Retype, word for word, the lines between the ones holding "Write a web" and "ctx.fillText(o.letter, a.left +", inclusive; pictures stay out of the copy.
____ Data entries
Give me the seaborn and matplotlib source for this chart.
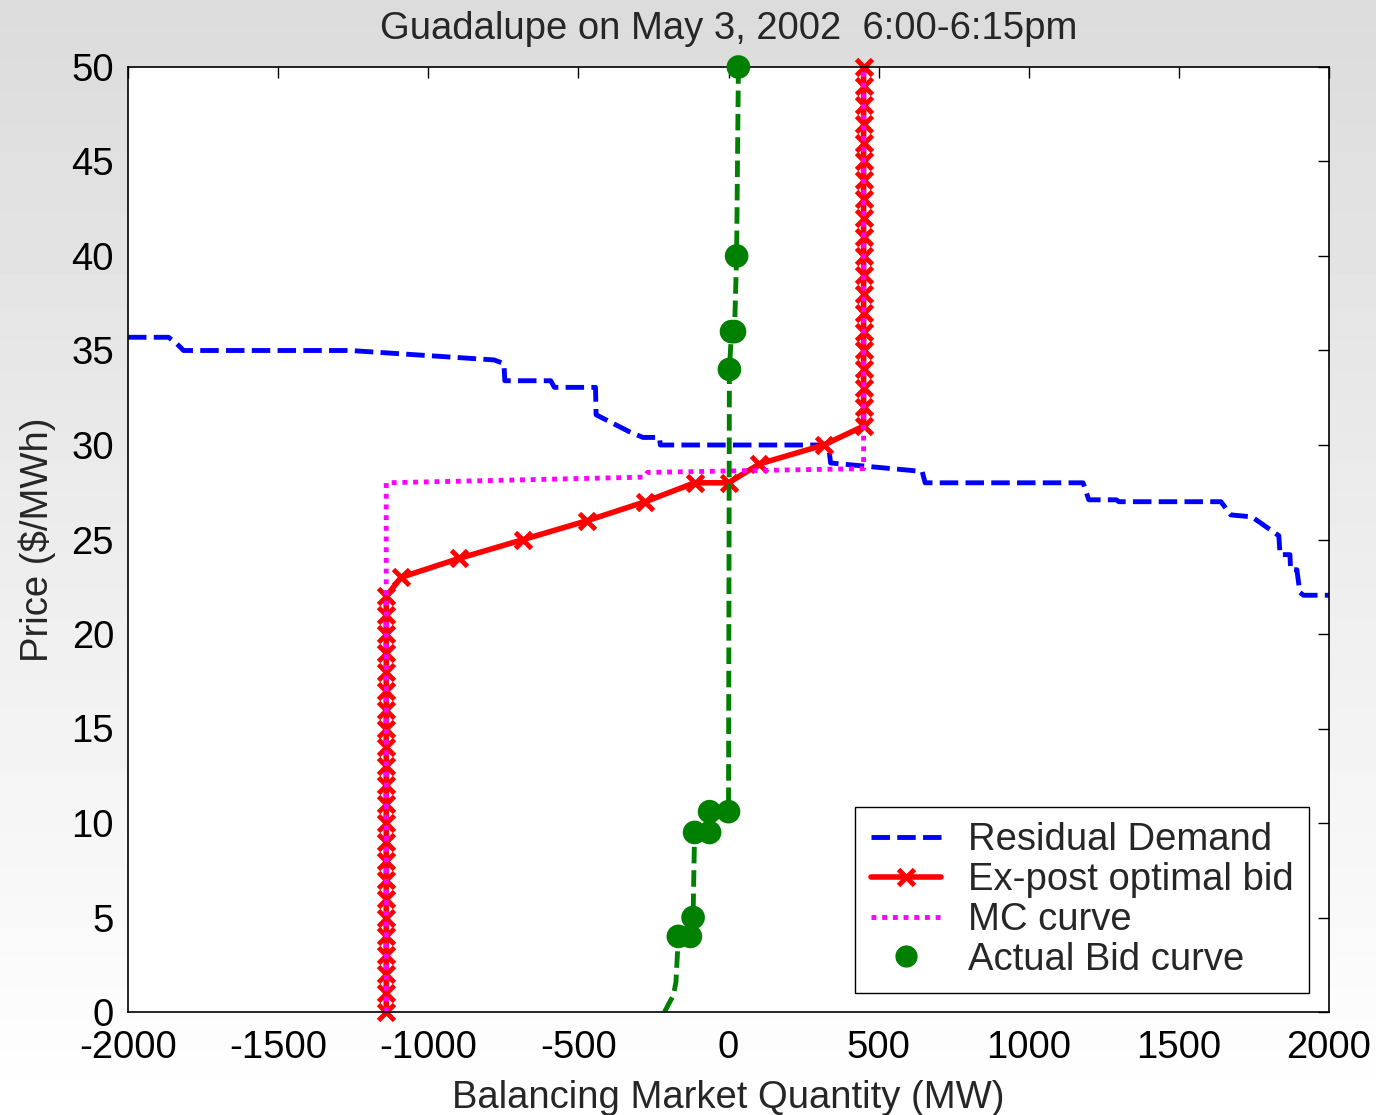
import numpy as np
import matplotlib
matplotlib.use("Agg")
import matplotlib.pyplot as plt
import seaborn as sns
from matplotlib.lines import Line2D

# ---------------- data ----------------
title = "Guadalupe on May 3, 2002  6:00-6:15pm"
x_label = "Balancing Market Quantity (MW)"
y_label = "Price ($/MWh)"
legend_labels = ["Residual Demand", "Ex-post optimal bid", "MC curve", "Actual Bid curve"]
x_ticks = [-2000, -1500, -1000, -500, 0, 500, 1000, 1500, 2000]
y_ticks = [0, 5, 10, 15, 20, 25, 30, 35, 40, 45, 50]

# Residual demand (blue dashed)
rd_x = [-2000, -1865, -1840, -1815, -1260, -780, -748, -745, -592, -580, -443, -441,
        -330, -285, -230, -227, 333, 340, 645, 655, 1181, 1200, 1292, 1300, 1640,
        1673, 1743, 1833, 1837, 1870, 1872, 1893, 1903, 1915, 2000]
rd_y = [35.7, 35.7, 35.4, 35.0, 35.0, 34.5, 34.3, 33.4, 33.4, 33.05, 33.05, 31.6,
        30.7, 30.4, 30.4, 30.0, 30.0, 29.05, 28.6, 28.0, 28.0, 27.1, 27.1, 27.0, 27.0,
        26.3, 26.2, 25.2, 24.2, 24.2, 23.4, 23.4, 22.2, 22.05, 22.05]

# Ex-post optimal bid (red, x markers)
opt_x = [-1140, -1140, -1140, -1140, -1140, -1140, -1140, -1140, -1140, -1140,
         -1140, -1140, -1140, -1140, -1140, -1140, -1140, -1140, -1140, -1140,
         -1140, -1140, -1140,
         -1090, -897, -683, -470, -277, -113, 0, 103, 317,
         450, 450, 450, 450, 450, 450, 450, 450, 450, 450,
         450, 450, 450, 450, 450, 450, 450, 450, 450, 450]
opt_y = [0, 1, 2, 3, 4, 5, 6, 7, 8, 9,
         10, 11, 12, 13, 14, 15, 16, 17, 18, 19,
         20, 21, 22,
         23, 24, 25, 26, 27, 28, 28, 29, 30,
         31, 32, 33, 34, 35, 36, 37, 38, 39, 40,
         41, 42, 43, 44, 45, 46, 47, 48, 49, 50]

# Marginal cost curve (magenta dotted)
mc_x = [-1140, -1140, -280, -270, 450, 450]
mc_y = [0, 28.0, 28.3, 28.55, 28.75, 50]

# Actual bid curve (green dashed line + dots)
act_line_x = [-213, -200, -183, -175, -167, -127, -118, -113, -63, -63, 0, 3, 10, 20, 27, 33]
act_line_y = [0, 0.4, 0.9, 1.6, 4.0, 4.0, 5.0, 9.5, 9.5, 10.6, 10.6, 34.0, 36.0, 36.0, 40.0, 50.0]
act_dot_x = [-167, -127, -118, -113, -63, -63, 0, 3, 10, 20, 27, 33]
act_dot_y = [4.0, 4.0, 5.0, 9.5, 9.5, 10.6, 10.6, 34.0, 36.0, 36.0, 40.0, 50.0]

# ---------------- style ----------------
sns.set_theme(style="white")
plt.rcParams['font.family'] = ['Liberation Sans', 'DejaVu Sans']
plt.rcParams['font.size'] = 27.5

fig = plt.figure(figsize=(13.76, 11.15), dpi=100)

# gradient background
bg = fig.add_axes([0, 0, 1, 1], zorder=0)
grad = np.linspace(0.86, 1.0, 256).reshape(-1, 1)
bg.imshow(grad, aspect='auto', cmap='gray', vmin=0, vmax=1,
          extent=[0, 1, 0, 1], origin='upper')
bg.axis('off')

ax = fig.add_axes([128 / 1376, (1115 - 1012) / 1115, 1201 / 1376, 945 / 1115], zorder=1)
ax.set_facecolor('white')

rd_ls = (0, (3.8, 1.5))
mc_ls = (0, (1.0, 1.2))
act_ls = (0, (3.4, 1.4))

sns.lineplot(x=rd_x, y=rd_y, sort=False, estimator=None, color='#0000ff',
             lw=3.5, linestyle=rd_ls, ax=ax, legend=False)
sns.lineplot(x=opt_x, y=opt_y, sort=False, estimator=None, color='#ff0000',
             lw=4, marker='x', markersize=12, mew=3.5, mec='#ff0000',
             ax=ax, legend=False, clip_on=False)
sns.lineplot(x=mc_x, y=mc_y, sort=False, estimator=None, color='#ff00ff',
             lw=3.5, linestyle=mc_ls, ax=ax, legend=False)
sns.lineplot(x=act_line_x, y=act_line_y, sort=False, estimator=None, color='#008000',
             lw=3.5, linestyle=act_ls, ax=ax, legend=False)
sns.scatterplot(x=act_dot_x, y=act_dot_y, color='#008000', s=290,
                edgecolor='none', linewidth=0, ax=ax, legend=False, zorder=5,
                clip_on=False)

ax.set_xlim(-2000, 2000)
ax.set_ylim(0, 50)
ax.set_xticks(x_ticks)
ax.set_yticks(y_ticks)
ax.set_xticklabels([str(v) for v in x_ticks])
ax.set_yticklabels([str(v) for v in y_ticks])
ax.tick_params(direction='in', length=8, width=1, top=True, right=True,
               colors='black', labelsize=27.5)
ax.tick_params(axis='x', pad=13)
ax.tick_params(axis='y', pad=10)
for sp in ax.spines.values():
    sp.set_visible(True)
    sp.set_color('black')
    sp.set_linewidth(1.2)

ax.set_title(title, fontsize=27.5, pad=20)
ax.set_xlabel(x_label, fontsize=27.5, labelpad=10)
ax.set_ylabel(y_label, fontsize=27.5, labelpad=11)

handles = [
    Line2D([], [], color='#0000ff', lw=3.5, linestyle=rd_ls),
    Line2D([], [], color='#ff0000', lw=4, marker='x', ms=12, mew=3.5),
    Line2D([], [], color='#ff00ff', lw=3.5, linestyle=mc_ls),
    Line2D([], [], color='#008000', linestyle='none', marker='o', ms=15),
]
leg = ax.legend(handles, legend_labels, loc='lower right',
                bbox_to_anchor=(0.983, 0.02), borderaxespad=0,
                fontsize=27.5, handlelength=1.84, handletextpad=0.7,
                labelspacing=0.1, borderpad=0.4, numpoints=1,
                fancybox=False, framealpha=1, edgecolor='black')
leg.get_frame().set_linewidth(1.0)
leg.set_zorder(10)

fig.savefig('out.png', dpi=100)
________
____ Data entries
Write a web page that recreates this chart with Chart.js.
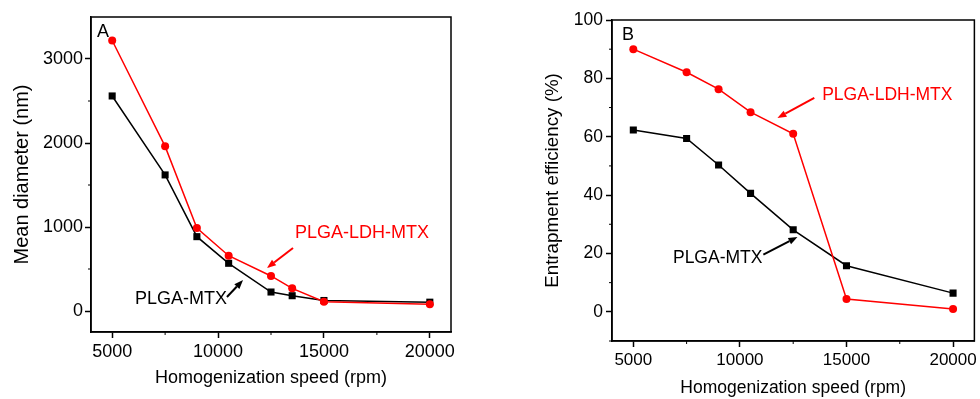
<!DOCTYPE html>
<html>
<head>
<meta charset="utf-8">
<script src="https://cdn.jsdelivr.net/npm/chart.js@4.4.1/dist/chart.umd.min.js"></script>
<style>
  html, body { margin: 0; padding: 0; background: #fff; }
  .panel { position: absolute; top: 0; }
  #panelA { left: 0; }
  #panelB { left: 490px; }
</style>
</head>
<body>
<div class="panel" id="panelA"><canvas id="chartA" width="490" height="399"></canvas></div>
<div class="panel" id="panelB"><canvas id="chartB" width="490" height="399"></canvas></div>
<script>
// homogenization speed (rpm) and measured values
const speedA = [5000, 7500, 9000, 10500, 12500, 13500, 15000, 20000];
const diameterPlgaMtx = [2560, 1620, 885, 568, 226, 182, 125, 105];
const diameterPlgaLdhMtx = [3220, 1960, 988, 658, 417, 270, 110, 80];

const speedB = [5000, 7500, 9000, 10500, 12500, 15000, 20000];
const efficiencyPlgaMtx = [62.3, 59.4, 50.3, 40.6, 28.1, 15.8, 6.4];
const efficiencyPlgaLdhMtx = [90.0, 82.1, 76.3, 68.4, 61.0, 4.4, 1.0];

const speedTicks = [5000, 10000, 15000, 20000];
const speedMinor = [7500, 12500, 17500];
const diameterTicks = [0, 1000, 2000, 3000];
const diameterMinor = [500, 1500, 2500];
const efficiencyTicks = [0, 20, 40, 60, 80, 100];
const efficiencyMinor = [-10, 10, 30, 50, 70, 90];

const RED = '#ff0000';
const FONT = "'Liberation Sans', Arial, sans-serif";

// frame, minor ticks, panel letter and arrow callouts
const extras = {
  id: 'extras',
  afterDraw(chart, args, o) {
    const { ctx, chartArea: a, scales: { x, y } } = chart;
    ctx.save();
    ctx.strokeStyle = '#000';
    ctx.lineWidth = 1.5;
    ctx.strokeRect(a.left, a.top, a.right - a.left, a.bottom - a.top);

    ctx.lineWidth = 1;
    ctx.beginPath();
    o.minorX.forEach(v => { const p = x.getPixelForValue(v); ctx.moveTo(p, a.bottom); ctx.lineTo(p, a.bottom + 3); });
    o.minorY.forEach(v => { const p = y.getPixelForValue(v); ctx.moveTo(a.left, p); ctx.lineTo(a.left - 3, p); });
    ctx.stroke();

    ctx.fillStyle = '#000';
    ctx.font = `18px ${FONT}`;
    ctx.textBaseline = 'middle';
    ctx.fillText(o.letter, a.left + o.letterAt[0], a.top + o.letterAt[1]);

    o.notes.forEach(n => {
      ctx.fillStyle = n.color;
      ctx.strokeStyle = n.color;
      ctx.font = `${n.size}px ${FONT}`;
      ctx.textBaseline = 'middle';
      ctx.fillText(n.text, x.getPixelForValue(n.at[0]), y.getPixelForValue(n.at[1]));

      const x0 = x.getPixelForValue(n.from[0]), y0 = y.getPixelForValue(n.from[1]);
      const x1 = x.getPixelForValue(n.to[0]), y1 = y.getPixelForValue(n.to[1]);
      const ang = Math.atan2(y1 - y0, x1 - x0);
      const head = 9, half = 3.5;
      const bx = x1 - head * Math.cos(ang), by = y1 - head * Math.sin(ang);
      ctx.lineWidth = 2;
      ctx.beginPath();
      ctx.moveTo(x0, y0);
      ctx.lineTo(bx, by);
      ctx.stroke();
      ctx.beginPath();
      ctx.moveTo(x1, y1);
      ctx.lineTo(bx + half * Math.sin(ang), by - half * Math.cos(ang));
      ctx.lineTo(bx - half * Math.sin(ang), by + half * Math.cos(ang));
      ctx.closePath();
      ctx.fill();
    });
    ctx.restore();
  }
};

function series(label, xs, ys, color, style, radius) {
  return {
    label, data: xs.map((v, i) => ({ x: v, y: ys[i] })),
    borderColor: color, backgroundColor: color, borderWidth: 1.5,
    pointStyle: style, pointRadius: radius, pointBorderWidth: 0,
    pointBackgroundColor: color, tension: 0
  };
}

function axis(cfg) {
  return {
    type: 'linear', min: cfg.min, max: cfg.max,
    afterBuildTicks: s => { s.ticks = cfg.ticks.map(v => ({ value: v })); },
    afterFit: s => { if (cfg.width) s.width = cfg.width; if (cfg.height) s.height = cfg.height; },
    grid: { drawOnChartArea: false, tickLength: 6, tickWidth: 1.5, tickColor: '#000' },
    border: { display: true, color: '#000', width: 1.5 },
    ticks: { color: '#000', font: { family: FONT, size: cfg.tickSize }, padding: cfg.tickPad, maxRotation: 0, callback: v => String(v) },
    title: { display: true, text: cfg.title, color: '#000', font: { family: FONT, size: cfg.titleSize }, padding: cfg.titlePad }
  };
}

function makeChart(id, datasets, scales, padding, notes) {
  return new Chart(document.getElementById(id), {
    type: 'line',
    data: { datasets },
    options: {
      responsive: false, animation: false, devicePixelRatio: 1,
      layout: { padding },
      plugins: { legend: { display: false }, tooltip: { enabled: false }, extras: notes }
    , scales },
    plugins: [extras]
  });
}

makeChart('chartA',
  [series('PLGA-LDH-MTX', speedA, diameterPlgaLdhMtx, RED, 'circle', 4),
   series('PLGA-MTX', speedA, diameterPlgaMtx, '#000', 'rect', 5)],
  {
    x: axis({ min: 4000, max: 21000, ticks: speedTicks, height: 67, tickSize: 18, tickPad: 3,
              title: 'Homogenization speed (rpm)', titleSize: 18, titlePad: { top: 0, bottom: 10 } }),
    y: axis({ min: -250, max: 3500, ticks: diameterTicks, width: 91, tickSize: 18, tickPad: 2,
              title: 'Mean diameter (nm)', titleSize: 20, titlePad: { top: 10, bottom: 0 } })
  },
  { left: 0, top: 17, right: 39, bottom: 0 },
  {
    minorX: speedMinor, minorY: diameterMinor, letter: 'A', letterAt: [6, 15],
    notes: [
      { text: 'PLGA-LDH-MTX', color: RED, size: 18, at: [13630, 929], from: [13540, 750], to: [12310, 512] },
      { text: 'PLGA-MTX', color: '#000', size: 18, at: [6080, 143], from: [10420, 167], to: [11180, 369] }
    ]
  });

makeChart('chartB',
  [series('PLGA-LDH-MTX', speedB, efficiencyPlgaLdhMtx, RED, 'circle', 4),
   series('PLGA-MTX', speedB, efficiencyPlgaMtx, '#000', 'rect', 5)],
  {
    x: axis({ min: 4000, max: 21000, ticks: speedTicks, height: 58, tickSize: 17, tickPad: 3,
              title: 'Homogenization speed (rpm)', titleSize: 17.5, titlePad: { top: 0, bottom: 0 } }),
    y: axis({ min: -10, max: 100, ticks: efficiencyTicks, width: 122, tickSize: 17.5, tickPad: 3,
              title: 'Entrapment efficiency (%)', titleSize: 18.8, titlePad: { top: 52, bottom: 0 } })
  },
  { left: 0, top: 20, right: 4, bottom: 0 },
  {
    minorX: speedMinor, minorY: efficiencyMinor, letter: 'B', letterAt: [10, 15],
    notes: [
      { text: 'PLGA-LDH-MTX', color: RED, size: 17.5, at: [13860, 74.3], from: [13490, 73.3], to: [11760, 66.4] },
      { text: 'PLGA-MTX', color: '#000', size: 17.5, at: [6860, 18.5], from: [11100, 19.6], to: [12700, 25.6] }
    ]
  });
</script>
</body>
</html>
________
# Written solution
Write a web page that recreates this chart with Chart.js.
<!DOCTYPE html>
<html>
<head>
<meta charset="utf-8">
<script src="https://cdn.jsdelivr.net/npm/chart.js@4.4.1/dist/chart.umd.min.js"></script>
<style>
  html, body { margin: 0; padding: 0; background: #fff; }
  .panel { position: absolute; top: 0; }
  #panelA { left: 0; }
  #panelB { left: 490px; }
</style>
</head>
<body>
<div class="panel" id="panelA"><canvas id="chartA" width="490" height="399"></canvas></div>
<div class="panel" id="panelB"><canvas id="chartB" width="490" height="399"></canvas></div>
<script>
// homogenization speed (rpm) and measured values
const speedA = [5000, 7500, 9000, 10500, 12500, 13500, 15000, 20000];
const diameterPlgaMtx = [2560, 1620, 885, 568, 226, 182, 125, 105];
const diameterPlgaLdhMtx = [3220, 1960, 988, 658, 417, 270, 110, 80];

const speedB = [5000, 7500, 9000, 10500, 12500, 15000, 20000];
const efficiencyPlgaMtx = [62.3, 59.4, 50.3, 40.6, 28.1, 15.8, 6.4];
const efficiencyPlgaLdhMtx = [90.0, 82.1, 76.3, 68.4, 61.0, 4.4, 1.0];

const speedTicks = [5000, 10000, 15000, 20000];
const speedMinor = [7500, 12500, 17500];
const diameterTicks = [0, 1000, 2000, 3000];
const diameterMinor = [500, 1500, 2500];
const efficiencyTicks = [0, 20, 40, 60, 80, 100];
const efficiencyMinor = [-10, 10, 30, 50, 70, 90];

const RED = '#ff0000';
const FONT = "'Liberation Sans', Arial, sans-serif";

// frame, minor ticks, panel letter and arrow callouts
const extras = {
  id: 'extras',
  afterDraw(chart, args, o) {
    const { ctx, chartArea: a, scales: { x, y } } = chart;
    ctx.save();
    ctx.strokeStyle = '#000';
    ctx.lineWidth = 1.5;
    ctx.strokeRect(a.left, a.top, a.right - a.left, a.bottom - a.top);

    ctx.lineWidth = 1;
    ctx.beginPath();
    o.minorX.forEach(v => { const p = x.getPixelForValue(v); ctx.moveTo(p, a.bottom); ctx.lineTo(p, a.bottom + 3); });
    o.minorY.forEach(v => { const p = y.getPixelForValue(v); ctx.moveTo(a.left, p); ctx.lineTo(a.left - 3, p); });
    ctx.stroke();

    ctx.fillStyle = '#000';
    ctx.font = `18px ${FONT}`;
    ctx.textBaseline = 'middle';
    ctx.fillText(o.letter, a.left + o.letterAt[0], a.top + o.letterAt[1]);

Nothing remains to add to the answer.